Kodsi and his partners had envisioned 300 condos, 286 hotel rooms and 10,000 square feet of retail space. But Kodsi said he and his partners halted development “by choice” because of overbuilding and stopped payments when the market tanked and they felt the loan cost more than the land.

Gary Lehman, an attorney for Hillcrest, declined to comment on the lawsuit.

Now, though, to hear Kodsi talk, foreclosure sounds like a financial tool to get the attention of lenders to strike different terms and spark buyers’ interest.

“Buyers want deals, they are looking for bargains in this distressed market,” he said.
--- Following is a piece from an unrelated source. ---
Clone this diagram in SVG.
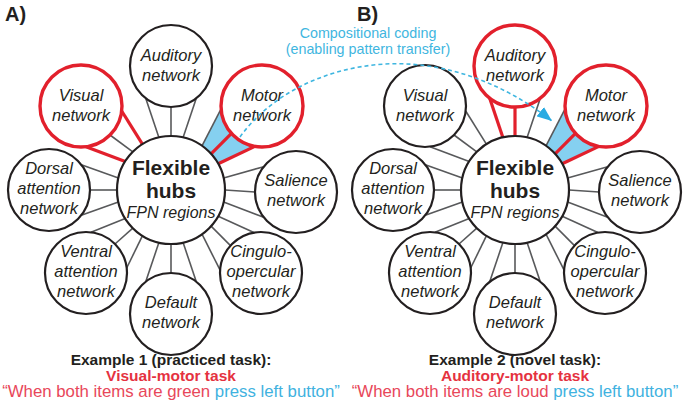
<svg xmlns="http://www.w3.org/2000/svg" width="683" height="401" viewBox="0 0 683 401">
<style>
.bg{fill:#ffffff}
.ln{stroke:#58595b;stroke-width:1.6;fill:none}
.rl{stroke:#e2202c;stroke-width:3.2;fill:none}
.fan{fill:#85d0f0;stroke:none}
.sat{fill:#ffffff;stroke:#231f20;stroke-width:2.2}
.sat.red{stroke:#e2202c;stroke-width:3.4}
.hub{fill:#ffffff;stroke:#231f20;stroke-width:2.2}
.nt{font-family:"Liberation Sans",Arial,sans-serif;font-style:italic;font-size:16.5px;fill:#231f20;text-anchor:middle}
.hb{font-family:"Liberation Sans",Arial,sans-serif;font-weight:bold;font-size:21px;fill:#231f20;text-anchor:middle}
.hi{font-family:"Liberation Sans",Arial,sans-serif;font-style:italic;font-size:16px;fill:#231f20;text-anchor:middle}
.pl{font-family:"Liberation Sans",Arial,sans-serif;font-weight:bold;font-size:20px;fill:#231f20}
.ex{font-family:"Liberation Sans",Arial,sans-serif;font-weight:bold;font-size:15.5px;fill:#231f20;text-anchor:middle}
.task{font-family:"Liberation Sans",Arial,sans-serif;font-weight:bold;font-size:15.5px;fill:#e5323f;text-anchor:middle}
.q{font-family:"Liberation Sans",Arial,sans-serif;font-size:16.8px;fill:#e8475a;text-anchor:middle}
.qb{fill:#3fb2e0}
.cc{font-family:"Liberation Sans",Arial,sans-serif;font-size:14.3px;fill:#3fb6e0;text-anchor:middle}
.dash{stroke:#3fb6e0;stroke-width:1.6;fill:none;stroke-dasharray:4 3}
</style>
<defs>
<marker id="arrow" markerUnits="userSpaceOnUse" markerWidth="16" markerHeight="12" viewBox="0 0 16 12" refX="15" refY="6" orient="auto">
<path d="M0,0 L15,6 L0,12 z" fill="#29abe2"/>
</marker>
</defs>
<rect class="bg" x="0" y="0" width="683" height="401"/>

<g id="connectors">
<g id="conn-a">
<polygon class="fan" points="202.0,145.8 221.1,108.9 254.9,146.4 218.2,163.8"/>
<line class="ln" x1="158.9" y1="137.4" x2="145.7" y2="98.3"/>
<line class="ln" x1="171" y1="136" x2="171" y2="107"/>
<line class="ln" x1="183.1" y1="137.4" x2="196.3" y2="98.3"/>
<line class="ln" x1="202.0" y1="145.8" x2="221.1" y2="108.9"/>
<line class="ln" x1="223.6" y1="177.9" x2="263.7" y2="166.7"/>
<line class="ln" x1="225" y1="190" x2="255" y2="192"/>
<line class="ln" x1="223.6" y1="202.1" x2="263.7" y2="217.3"/>
<line class="ln" x1="218.2" y1="216.2" x2="253.9" y2="232.6"/>
<line class="ln" x1="211.1" y1="226.1" x2="230.5" y2="245.6"/>
<line class="ln" x1="202.0" y1="234.2" x2="220.1" y2="270.1"/>
<line class="ln" x1="183.1" y1="242.6" x2="196.3" y2="281.7"/>
<line class="ln" x1="171" y1="244" x2="171" y2="273"/>
<line class="ln" x1="158.9" y1="242.6" x2="145.7" y2="281.7"/>
<line class="ln" x1="142.4" y1="235.8" x2="126.7" y2="268.0"/>
<line class="ln" x1="132.8" y1="228.2" x2="115.0" y2="244.0"/>
<line class="ln" x1="125.2" y1="218.6" x2="91.0" y2="232.3"/>
<line class="ln" x1="118.4" y1="202.1" x2="81.3" y2="215.3"/>
<line class="ln" x1="117" y1="190" x2="90" y2="190"/>
<line class="ln" x1="118.4" y1="177.9" x2="81.3" y2="164.7"/>
<line class="ln" x1="132.8" y1="151.8" x2="110.0" y2="135.0"/>
<line class="rl" x1="211.1" y1="153.9" x2="231.5" y2="133.4"/>
<line class="rl" x1="218.2" y1="163.8" x2="254.9" y2="146.4"/>
<line class="rl" x1="125.2" y1="161.4" x2="86.0" y2="146.7"/>
<line class="rl" x1="142.4" y1="144.2" x2="121.7" y2="111.0"/>
</g>
<g id="conn-b" transform="translate(344,0)">
<polygon class="fan" points="202.0,145.8 221.1,108.9 254.9,146.4 218.2,163.8"/>
<line class="ln" x1="183.1" y1="137.4" x2="196.3" y2="98.3"/>
<line class="ln" x1="202.0" y1="145.8" x2="221.1" y2="108.9"/>
<line class="ln" x1="223.6" y1="177.9" x2="263.7" y2="166.7"/>
<line class="ln" x1="225" y1="190" x2="255" y2="192"/>
<line class="ln" x1="223.6" y1="202.1" x2="263.7" y2="217.3"/>
<line class="ln" x1="218.2" y1="216.2" x2="253.9" y2="232.6"/>
<line class="ln" x1="211.1" y1="226.1" x2="230.5" y2="245.6"/>
<line class="ln" x1="202.0" y1="234.2" x2="220.1" y2="270.1"/>
<line class="ln" x1="183.1" y1="242.6" x2="196.3" y2="281.7"/>
<line class="ln" x1="171" y1="244" x2="171" y2="273"/>
<line class="ln" x1="158.9" y1="242.6" x2="145.7" y2="281.7"/>
<line class="ln" x1="142.4" y1="235.8" x2="126.7" y2="268.0"/>
<line class="ln" x1="132.8" y1="228.2" x2="115.0" y2="244.0"/>
<line class="ln" x1="125.2" y1="218.6" x2="91.0" y2="232.3"/>
<line class="ln" x1="118.4" y1="202.1" x2="81.3" y2="215.3"/>
<line class="ln" x1="117" y1="190" x2="90" y2="190"/>
<line class="ln" x1="118.4" y1="177.9" x2="81.3" y2="164.7"/>
<line class="ln" x1="125.2" y1="161.4" x2="86.0" y2="146.7"/>
<line class="ln" x1="132.8" y1="151.8" x2="110.0" y2="135.0"/>
<line class="ln" x1="142.4" y1="144.2" x2="121.7" y2="111.0"/>
<line class="rl" x1="158.9" y1="137.4" x2="145.7" y2="98.3"/>
<line class="rl" x1="171" y1="136" x2="171" y2="107"/>
<line class="rl" x1="211.1" y1="153.9" x2="231.5" y2="133.4"/>
<line class="rl" x1="218.2" y1="163.8" x2="254.9" y2="146.4"/>
</g>
</g>

<g id="panel-a">
<g id="a-hub"><circle class="hub" cx="171" cy="190" r="54"/><text class="hb" x="171" y="175">Flexible</text><text class="hb" x="171" y="198">hubs</text><text class="hi" x="171" y="218">FPN regions</text></g>
<g id="a-auditory"><circle class="sat" cx="171" cy="66" r="41"/><text class="nt"><tspan x="171" y="61">Auditory</tspan><tspan x="171" y="81">network</tspan></text></g>
<g id="a-visual"><circle class="sat red" cx="81" cy="106" r="41"/><text class="nt"><tspan x="81" y="101">Visual</tspan><tspan x="81" y="121">network</tspan></text></g>
<g id="a-motor"><circle class="sat red" cx="262" cy="106" r="41"/><text class="nt"><tspan x="262" y="101">Motor</tspan><tspan x="262" y="121">network</tspan></text></g>
<g id="a-dorsal"><circle class="sat" cx="49" cy="190" r="41"/><text class="nt"><tspan x="49" y="174">Dorsal</tspan><tspan x="49" y="194">attention</tspan><tspan x="49" y="214">network</tspan></text></g>
<g id="a-salience"><circle class="sat" cx="296" cy="192" r="41"/><text class="nt"><tspan x="296" y="186">Salience</tspan><tspan x="296" y="206">network</tspan></text></g>
<g id="a-ventral"><circle class="sat" cx="86" cy="273" r="41"/><text class="nt"><tspan x="86" y="257">Ventral</tspan><tspan x="86" y="277">attention</tspan><tspan x="86" y="297">network</tspan></text></g>
<g id="a-cingulo"><circle class="sat" cx="261" cy="273" r="41"/><text class="nt"><tspan x="261" y="257">Cingulo-</tspan><tspan x="261" y="277">opercular</tspan><tspan x="261" y="297">network</tspan></text></g>
<g id="a-default"><circle class="sat" cx="171" cy="314" r="41"/><text class="nt"><tspan x="171" y="308">Default</tspan><tspan x="171" y="328">network</tspan></text></g>
</g>

<g id="panel-b" transform="translate(344,0)">
<g id="b-hub"><circle class="hub" cx="171" cy="190" r="54"/><text class="hb" x="171" y="175">Flexible</text><text class="hb" x="171" y="198">hubs</text><text class="hi" x="171" y="218">FPN regions</text></g>
<g id="b-auditory"><circle class="sat red" cx="171" cy="66" r="41"/><text class="nt"><tspan x="171" y="61">Auditory</tspan><tspan x="171" y="81">network</tspan></text></g>
<g id="b-visual"><circle class="sat" cx="81" cy="106" r="41"/><text class="nt"><tspan x="81" y="101">Visual</tspan><tspan x="81" y="121">network</tspan></text></g>
<g id="b-motor"><circle class="sat red" cx="262" cy="106" r="41"/><text class="nt"><tspan x="262" y="101">Motor</tspan><tspan x="262" y="121">network</tspan></text></g>
<g id="b-dorsal"><circle class="sat" cx="49" cy="190" r="41"/><text class="nt"><tspan x="49" y="174">Dorsal</tspan><tspan x="49" y="194">attention</tspan><tspan x="49" y="214">network</tspan></text></g>
<g id="b-salience"><circle class="sat" cx="296" cy="192" r="41"/><text class="nt"><tspan x="296" y="186">Salience</tspan><tspan x="296" y="206">network</tspan></text></g>
<g id="b-ventral"><circle class="sat" cx="86" cy="273" r="41"/><text class="nt"><tspan x="86" y="257">Ventral</tspan><tspan x="86" y="277">attention</tspan><tspan x="86" y="297">network</tspan></text></g>
<g id="b-cingulo"><circle class="sat" cx="261" cy="273" r="41"/><text class="nt"><tspan x="261" y="257">Cingulo-</tspan><tspan x="261" y="277">opercular</tspan><tspan x="261" y="297">network</tspan></text></g>
<g id="b-default"><circle class="sat" cx="171" cy="314" r="41"/><text class="nt"><tspan x="171" y="308">Default</tspan><tspan x="171" y="328">network</tspan></text></g>
</g>

<g id="transfer">
<path class="dash" d="M240,137 C268,98 320,68 385,64 C440,61 500,80 552,121" marker-end="url(#arrow)"/>
<text class="cc" x="368" y="38">Compositional coding</text>
<text class="cc" x="368" y="54">(enabling pattern transfer)</text>
</g>

<g id="labels">
<text class="pl" x="5" y="21">A)</text>
<text class="pl" x="357" y="21">B)</text>
<text class="ex" x="171" y="365">Example 1 (practiced task):</text>
<text class="task" x="171" y="381">Visual-motor task</text>
<text class="q" x="171" y="397">“When both items are green <tspan class="qb">press left button”</tspan></text>
<text class="ex" x="515" y="365">Example 2 (novel task):</text>
<text class="task" x="515" y="381">Auditory-motor task</text>
<text class="q" x="515" y="397">“When both items are loud <tspan class="qb">press left button”</tspan></text>
</g>
</svg>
Another planned tower, Paramount Beach, was slammed with a foreclosure notice on December 22. According to Miami-Dade County court records, iStar FM Loans holds a $32.2 million loan signed in November 2006 with a Kodsi partnership called Sunny Isles Development Company, which planned to build a 232-unit condo tower on Sunny Isles Beach. Kodsi and his partners stopped payments in October, triggering foreclosure.

Nathan Nason, iStar’s attorney in West Palm Beach, declined to comment.

In Broward County, Carolina First Bank filed a foreclosure lawsuit last October on an $8 million property that never got started. Kodsi said he wants to walk because the land has lost so much value.

He’s also bailing out of an ambitious Las Vegas project, but he remains undaunted.

“We will survive in this distressed market. And we will survive as developers,” said Kodsi.